>> START DATA

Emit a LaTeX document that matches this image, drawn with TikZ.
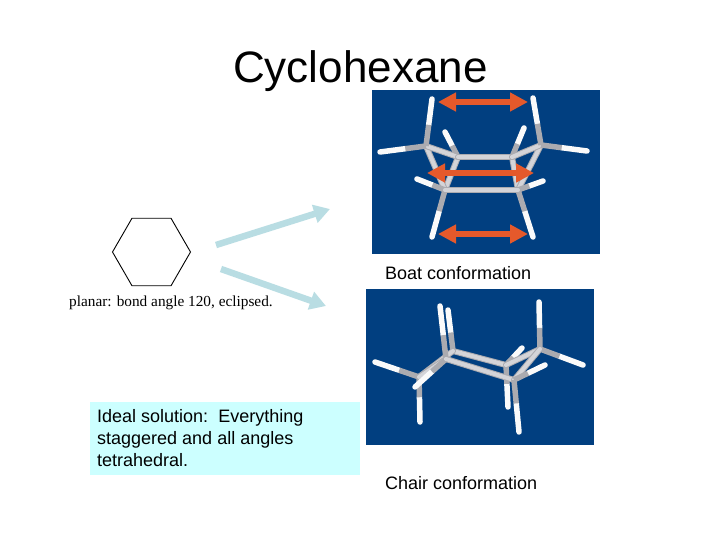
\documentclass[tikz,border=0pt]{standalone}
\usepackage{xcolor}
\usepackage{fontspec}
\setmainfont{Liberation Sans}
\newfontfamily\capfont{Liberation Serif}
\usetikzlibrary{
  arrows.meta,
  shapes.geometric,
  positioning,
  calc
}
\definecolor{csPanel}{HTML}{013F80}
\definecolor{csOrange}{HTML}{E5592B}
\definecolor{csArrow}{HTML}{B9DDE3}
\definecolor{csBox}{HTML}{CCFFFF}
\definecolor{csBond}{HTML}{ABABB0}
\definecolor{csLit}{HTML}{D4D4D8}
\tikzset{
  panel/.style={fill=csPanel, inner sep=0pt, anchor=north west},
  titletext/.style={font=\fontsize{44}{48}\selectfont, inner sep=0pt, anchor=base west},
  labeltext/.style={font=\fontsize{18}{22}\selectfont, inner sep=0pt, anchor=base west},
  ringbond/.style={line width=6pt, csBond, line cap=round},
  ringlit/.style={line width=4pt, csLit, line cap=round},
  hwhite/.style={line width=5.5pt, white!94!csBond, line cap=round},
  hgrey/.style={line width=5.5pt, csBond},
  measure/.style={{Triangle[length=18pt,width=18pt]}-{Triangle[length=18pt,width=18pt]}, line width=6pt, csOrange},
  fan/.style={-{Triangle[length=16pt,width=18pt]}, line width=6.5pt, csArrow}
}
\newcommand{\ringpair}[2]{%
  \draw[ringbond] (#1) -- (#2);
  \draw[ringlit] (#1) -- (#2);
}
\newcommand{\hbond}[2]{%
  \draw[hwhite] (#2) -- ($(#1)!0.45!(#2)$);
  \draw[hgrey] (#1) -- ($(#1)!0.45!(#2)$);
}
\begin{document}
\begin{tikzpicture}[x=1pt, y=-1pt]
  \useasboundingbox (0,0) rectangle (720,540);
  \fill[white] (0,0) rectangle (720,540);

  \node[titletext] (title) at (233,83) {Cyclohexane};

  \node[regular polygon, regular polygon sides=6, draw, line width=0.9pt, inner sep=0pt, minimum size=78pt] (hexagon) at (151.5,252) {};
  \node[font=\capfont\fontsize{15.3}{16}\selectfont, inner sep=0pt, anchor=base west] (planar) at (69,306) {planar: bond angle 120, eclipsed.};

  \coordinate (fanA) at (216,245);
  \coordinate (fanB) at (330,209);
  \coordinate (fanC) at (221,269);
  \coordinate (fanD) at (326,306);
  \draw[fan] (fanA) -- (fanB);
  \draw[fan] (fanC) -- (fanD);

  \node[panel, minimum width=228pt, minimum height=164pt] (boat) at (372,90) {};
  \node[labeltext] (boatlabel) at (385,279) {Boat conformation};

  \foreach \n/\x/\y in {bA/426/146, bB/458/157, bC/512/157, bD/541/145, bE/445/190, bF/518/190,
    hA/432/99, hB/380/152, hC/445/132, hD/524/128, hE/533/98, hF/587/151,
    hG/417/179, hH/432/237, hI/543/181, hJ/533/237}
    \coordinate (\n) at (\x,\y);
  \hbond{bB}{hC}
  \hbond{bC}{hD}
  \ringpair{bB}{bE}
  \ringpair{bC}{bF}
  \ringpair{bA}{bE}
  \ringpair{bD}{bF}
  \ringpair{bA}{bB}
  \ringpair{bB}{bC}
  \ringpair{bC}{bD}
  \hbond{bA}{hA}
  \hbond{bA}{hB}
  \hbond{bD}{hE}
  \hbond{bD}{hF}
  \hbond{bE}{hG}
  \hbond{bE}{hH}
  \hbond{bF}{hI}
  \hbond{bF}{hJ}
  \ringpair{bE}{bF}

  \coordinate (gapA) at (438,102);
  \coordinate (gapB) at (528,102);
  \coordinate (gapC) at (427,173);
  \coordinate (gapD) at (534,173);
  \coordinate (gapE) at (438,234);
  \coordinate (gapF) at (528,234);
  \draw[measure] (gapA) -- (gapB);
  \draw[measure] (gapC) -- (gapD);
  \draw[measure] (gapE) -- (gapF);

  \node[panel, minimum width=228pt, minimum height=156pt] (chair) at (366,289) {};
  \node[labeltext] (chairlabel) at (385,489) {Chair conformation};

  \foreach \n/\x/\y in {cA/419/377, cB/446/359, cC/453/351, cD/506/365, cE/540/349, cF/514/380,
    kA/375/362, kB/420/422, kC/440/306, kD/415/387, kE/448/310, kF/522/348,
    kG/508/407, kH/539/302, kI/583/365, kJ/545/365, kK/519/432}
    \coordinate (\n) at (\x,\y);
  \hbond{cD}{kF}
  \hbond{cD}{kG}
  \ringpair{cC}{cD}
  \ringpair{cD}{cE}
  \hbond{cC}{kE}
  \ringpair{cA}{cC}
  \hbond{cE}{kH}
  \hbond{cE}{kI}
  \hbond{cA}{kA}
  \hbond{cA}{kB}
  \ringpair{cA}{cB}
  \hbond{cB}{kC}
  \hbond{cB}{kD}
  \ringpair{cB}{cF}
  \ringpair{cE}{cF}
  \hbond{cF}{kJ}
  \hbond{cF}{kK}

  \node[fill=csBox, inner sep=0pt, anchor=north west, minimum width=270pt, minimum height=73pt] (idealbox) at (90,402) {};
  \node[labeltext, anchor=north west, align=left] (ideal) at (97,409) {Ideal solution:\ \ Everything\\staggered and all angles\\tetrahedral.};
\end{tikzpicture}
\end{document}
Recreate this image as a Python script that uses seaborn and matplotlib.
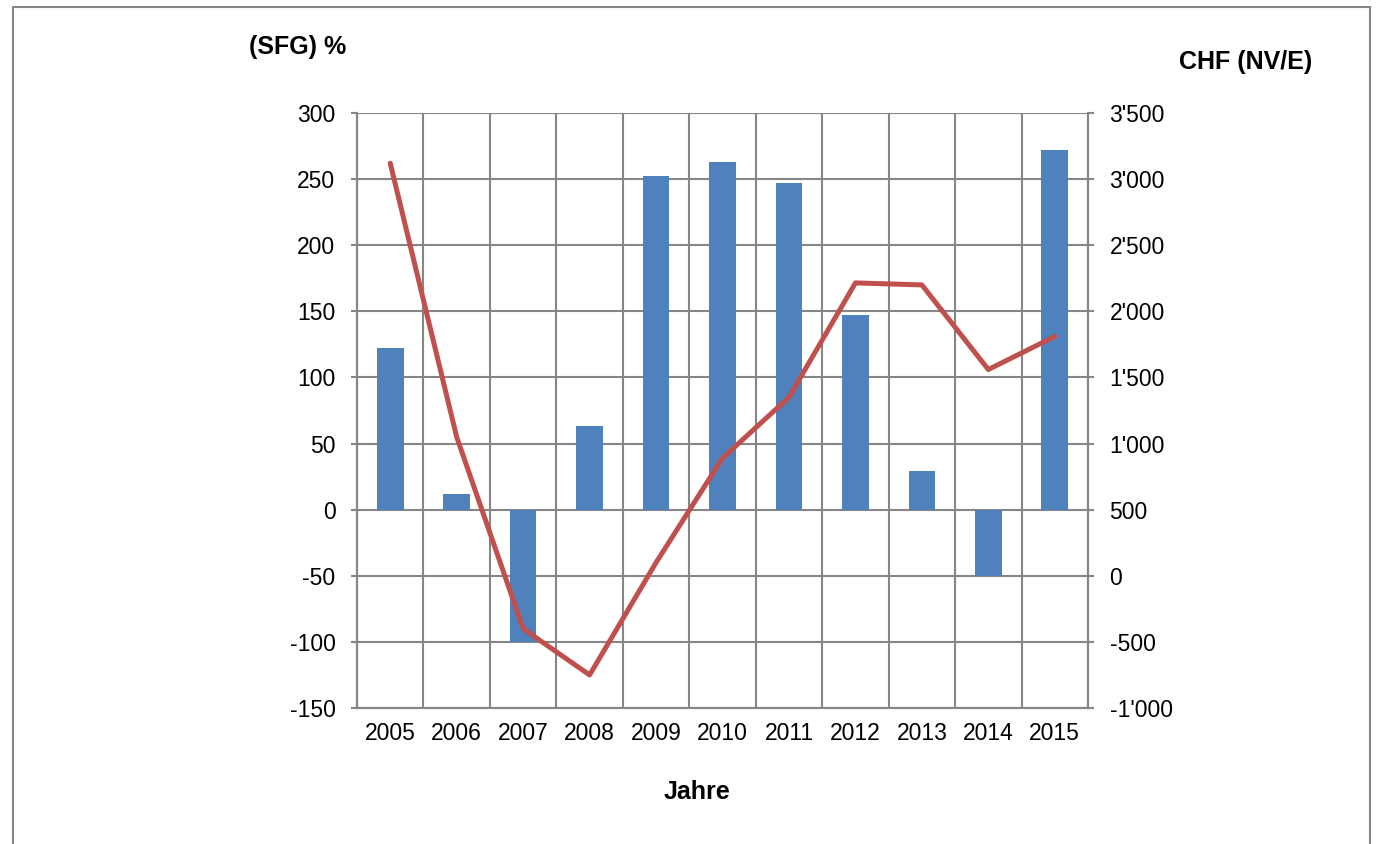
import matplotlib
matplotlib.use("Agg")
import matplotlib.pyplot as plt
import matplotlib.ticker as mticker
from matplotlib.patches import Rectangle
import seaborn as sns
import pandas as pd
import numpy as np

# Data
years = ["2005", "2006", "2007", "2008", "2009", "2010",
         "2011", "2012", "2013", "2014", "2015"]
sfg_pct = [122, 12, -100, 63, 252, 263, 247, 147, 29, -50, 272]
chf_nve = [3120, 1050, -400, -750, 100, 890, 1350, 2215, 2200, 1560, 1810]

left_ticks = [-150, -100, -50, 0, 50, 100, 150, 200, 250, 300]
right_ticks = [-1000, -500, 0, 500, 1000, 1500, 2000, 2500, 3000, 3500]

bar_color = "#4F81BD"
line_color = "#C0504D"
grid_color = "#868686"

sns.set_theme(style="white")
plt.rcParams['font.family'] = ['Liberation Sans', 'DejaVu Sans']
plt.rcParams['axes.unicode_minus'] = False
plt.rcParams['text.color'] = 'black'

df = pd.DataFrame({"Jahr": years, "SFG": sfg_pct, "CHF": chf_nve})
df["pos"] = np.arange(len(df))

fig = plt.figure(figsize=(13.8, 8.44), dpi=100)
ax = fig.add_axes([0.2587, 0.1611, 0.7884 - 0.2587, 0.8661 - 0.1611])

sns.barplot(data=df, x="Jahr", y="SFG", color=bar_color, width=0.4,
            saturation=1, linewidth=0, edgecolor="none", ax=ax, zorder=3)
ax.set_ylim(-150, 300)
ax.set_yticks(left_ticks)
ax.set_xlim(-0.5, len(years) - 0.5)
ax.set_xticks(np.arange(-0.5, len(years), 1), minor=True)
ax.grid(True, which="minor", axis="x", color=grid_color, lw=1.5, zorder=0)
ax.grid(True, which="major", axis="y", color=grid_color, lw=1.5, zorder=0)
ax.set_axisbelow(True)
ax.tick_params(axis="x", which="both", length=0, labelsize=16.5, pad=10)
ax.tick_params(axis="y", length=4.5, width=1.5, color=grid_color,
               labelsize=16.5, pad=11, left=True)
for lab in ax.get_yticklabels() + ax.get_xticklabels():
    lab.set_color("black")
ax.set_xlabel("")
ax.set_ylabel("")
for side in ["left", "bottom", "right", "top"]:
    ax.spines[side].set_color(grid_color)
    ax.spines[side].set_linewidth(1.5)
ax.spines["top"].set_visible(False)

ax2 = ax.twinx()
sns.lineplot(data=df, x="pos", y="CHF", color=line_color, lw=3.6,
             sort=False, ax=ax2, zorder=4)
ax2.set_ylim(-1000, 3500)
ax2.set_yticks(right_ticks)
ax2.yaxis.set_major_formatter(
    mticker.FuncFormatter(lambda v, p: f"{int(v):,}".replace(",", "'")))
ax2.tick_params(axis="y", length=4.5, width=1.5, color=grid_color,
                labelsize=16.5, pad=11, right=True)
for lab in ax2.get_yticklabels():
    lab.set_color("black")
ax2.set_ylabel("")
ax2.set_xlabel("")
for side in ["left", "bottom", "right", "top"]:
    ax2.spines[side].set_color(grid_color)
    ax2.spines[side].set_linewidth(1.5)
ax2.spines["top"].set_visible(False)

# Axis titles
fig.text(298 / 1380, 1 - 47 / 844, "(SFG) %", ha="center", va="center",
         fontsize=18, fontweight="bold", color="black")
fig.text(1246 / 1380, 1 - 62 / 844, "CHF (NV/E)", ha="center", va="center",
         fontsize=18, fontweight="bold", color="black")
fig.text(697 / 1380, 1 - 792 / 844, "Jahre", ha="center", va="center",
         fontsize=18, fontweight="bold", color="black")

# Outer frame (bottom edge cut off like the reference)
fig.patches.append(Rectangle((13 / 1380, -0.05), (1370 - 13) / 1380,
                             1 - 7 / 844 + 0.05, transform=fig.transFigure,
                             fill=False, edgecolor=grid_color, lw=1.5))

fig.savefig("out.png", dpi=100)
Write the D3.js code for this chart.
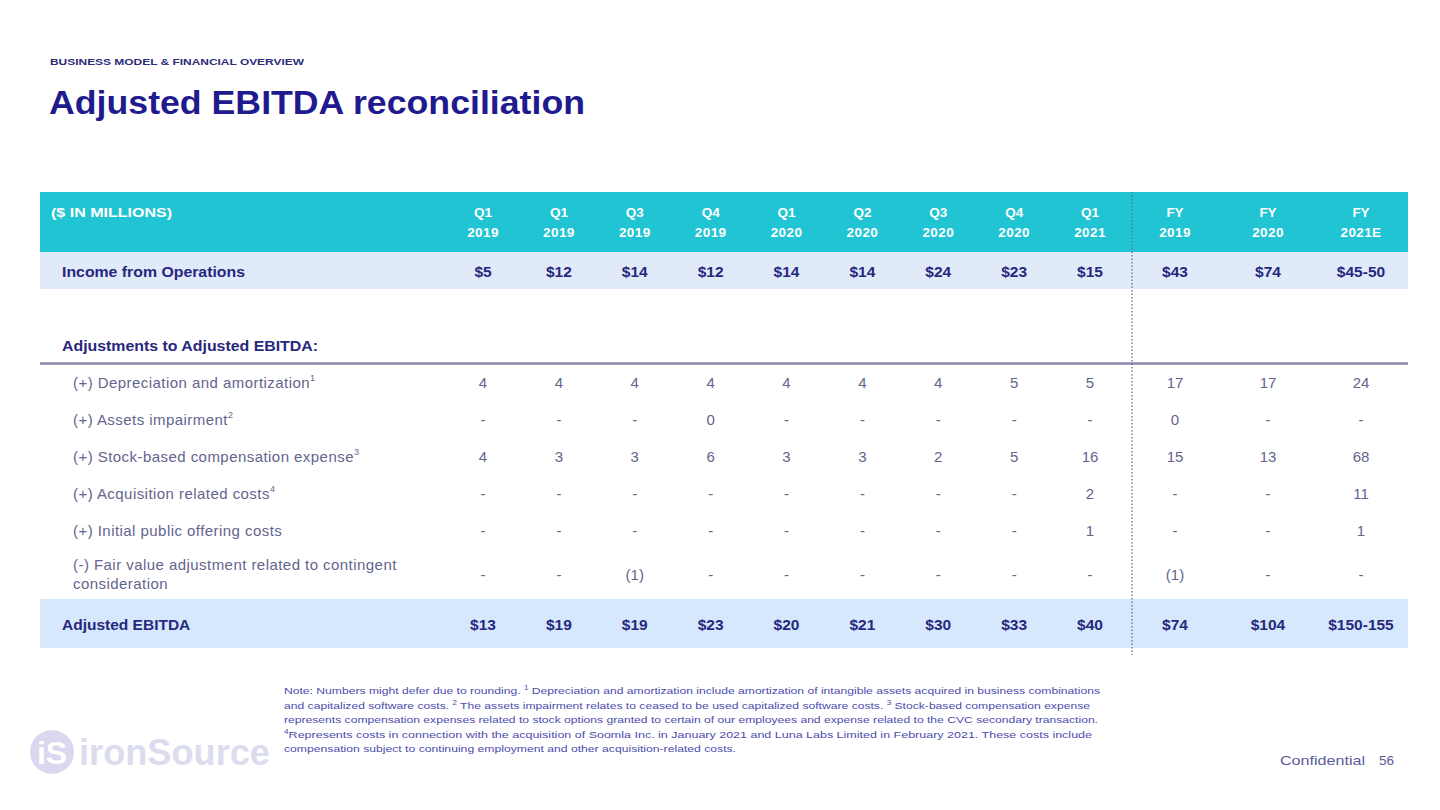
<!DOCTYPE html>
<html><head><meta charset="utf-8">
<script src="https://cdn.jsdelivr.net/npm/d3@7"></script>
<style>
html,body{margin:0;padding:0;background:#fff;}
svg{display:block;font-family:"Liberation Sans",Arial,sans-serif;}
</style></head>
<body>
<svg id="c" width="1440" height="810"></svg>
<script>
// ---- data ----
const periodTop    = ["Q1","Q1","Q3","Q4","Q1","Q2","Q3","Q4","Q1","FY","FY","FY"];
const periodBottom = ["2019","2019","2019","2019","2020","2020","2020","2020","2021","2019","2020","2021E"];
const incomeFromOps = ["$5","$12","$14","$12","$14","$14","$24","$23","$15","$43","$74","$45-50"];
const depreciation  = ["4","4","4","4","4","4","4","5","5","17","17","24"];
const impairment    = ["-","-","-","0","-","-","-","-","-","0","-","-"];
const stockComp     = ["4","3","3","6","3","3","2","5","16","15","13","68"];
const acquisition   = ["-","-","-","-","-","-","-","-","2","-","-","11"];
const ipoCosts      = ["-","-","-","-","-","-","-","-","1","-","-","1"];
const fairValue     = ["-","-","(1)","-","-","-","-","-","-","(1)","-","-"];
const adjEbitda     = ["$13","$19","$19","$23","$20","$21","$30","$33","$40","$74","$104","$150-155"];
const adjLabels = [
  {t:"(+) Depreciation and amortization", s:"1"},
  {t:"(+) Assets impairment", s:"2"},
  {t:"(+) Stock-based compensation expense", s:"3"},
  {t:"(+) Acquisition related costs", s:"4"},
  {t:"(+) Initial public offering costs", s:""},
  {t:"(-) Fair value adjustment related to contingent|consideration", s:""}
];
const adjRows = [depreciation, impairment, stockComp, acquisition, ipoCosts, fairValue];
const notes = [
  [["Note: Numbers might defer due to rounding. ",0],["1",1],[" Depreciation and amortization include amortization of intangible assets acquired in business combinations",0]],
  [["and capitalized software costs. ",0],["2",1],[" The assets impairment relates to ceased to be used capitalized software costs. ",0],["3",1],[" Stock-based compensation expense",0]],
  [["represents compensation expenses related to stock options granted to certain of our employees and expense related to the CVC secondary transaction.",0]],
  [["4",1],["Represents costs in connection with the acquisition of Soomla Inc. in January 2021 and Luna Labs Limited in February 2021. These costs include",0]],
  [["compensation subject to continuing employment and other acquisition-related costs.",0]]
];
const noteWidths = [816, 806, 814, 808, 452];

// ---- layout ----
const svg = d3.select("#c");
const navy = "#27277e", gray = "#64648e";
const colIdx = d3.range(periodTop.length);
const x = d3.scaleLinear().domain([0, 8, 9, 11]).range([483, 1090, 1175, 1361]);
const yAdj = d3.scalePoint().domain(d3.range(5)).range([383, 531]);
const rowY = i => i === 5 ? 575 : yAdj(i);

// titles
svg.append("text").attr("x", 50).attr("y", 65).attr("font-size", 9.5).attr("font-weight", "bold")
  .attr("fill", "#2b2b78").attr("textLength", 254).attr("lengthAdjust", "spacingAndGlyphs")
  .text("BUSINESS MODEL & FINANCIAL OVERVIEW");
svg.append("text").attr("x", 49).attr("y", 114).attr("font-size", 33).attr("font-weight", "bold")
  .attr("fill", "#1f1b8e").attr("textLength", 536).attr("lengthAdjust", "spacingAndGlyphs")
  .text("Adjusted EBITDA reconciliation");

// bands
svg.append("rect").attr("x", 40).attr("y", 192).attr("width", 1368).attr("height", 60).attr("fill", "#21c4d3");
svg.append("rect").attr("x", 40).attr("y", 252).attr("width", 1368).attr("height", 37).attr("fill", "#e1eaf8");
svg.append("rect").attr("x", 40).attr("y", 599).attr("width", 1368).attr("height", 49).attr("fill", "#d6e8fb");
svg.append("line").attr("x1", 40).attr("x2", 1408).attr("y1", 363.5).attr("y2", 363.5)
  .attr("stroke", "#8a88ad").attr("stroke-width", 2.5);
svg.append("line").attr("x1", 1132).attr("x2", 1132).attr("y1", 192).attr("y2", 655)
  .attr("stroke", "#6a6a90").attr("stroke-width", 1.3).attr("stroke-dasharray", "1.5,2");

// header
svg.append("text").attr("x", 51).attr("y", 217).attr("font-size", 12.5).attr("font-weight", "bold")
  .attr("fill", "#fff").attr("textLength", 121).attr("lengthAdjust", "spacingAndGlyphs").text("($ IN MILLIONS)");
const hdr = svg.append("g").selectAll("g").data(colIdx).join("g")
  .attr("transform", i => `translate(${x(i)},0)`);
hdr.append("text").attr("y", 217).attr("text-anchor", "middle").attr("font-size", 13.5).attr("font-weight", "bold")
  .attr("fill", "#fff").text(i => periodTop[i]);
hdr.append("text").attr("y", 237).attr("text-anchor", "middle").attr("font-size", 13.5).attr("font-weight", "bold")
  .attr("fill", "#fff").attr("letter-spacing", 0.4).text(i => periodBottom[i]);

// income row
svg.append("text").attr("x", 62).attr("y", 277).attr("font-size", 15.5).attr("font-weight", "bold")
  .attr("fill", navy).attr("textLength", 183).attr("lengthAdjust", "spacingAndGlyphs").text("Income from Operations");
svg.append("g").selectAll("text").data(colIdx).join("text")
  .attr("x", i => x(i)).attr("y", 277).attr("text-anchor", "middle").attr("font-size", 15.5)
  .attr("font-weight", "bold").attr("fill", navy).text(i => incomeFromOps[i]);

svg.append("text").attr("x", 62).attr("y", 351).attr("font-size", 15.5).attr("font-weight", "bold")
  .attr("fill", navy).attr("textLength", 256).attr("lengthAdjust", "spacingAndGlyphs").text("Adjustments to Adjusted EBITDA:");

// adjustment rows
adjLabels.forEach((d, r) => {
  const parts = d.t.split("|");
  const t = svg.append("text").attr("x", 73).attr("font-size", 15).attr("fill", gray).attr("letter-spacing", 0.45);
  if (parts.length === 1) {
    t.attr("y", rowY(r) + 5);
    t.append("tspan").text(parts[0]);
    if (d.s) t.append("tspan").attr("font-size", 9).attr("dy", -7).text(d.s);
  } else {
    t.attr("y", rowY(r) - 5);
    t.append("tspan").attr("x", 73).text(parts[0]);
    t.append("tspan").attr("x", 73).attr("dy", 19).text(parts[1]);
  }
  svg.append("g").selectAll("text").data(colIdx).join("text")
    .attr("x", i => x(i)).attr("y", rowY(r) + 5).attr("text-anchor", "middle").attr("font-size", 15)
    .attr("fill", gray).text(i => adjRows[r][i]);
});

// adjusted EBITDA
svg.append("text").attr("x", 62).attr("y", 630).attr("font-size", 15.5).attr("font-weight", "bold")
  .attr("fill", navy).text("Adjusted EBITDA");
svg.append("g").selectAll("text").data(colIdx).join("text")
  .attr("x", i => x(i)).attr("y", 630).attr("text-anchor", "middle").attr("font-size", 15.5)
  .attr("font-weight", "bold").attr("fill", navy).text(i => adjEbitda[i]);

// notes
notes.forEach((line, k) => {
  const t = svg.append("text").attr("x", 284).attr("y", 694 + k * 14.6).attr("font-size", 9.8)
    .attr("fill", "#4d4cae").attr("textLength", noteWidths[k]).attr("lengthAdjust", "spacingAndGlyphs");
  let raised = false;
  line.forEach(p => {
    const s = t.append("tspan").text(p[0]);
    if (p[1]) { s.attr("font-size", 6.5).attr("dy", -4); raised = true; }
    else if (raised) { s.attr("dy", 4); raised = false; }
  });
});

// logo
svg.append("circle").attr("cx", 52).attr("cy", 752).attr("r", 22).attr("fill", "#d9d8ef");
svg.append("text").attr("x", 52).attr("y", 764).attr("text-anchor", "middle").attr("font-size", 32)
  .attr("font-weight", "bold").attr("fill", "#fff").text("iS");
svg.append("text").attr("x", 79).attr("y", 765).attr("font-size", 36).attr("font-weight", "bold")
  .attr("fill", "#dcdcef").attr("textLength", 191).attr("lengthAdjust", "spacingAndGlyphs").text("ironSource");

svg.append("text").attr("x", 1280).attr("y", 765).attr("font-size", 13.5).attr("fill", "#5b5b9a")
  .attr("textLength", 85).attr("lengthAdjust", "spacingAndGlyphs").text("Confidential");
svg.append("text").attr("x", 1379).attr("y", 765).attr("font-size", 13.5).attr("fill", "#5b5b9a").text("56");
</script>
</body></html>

>> END DATA

_INSTRUCTIONS TO FOLLOW_
Take the material above from its first line through the line holding "sep=0pt, anchor=base west]" and set it down exactly, without the pictures.

_OUTPUT OF THE TASK_
Emit a LaTeX document that matches this image, drawn with TikZ.
\documentclass[tikz,border=0pt]{standalone}
\usepackage{xcolor}
\usepackage{fontspec}
\setmainfont{Liberation Sans}
\newfontfamily\capfont{Liberation Serif}
\usetikzlibrary{
  arrows.meta,
  shapes.geometric,
  positioning,
  calc
}
\definecolor{csPanel}{HTML}{013F80}
\definecolor{csOrange}{HTML}{E5592B}
\definecolor{csArrow}{HTML}{B9DDE3}
\definecolor{csBox}{HTML}{CCFFFF}
\definecolor{csBond}{HTML}{ABABB0}
\definecolor{csLit}{HTML}{D4D4D8}
\tikzset{
  panel/.style={fill=csPanel, inner sep=0pt, anchor=north west},
  titletext/.style={font=\fontsize{44}{48}\selectfont, inner sep=0pt, anchor=base west},
  labeltext/.style={font=\fontsize{18}{22}\selectfont, inner sep=0pt, anchor=base west},
  ringbond/.style={line width=6pt, csBond, line cap=round},
  ringlit/.style={line width=4pt, csLit, line cap=round},
  hwhite/.style={line width=5.5pt, white!94!csBond, line cap=round},
  hgrey/.style={line width=5.5pt, csBond},
  measure/.style={{Triangle[length=18pt,width=18pt]}-{Triangle[length=18pt,width=18pt]}, line width=6pt, csOrange},
  fan/.style={-{Triangle[length=16pt,width=18pt]}, line width=6.5pt, csArrow}
}
\newcommand{\ringpair}[2]{%
  \draw[ringbond] (#1) -- (#2);
  \draw[ringlit] (#1) -- (#2);
}
\newcommand{\hbond}[2]{%
  \draw[hwhite] (#2) -- ($(#1)!0.45!(#2)$);
  \draw[hgrey] (#1) -- ($(#1)!0.45!(#2)$);
}
\begin{document}
\begin{tikzpicture}[x=1pt, y=-1pt]
  \useasboundingbox (0,0) rectangle (720,540);
  \fill[white] (0,0) rectangle (720,540);

  \node[titletext] (title) at (233,83) {Cyclohexane};

  \node[regular polygon, regular polygon sides=6, draw, line width=0.9pt, inner sep=0pt, minimum size=78pt] (hexagon) at (151.5,252) {};
  \node[font=\capfont\fontsize{15.3}{16}\selectfont, inner sep=0pt, anchor=base west] (planar) at (69,306) {planar: bond angle 120, eclipsed.};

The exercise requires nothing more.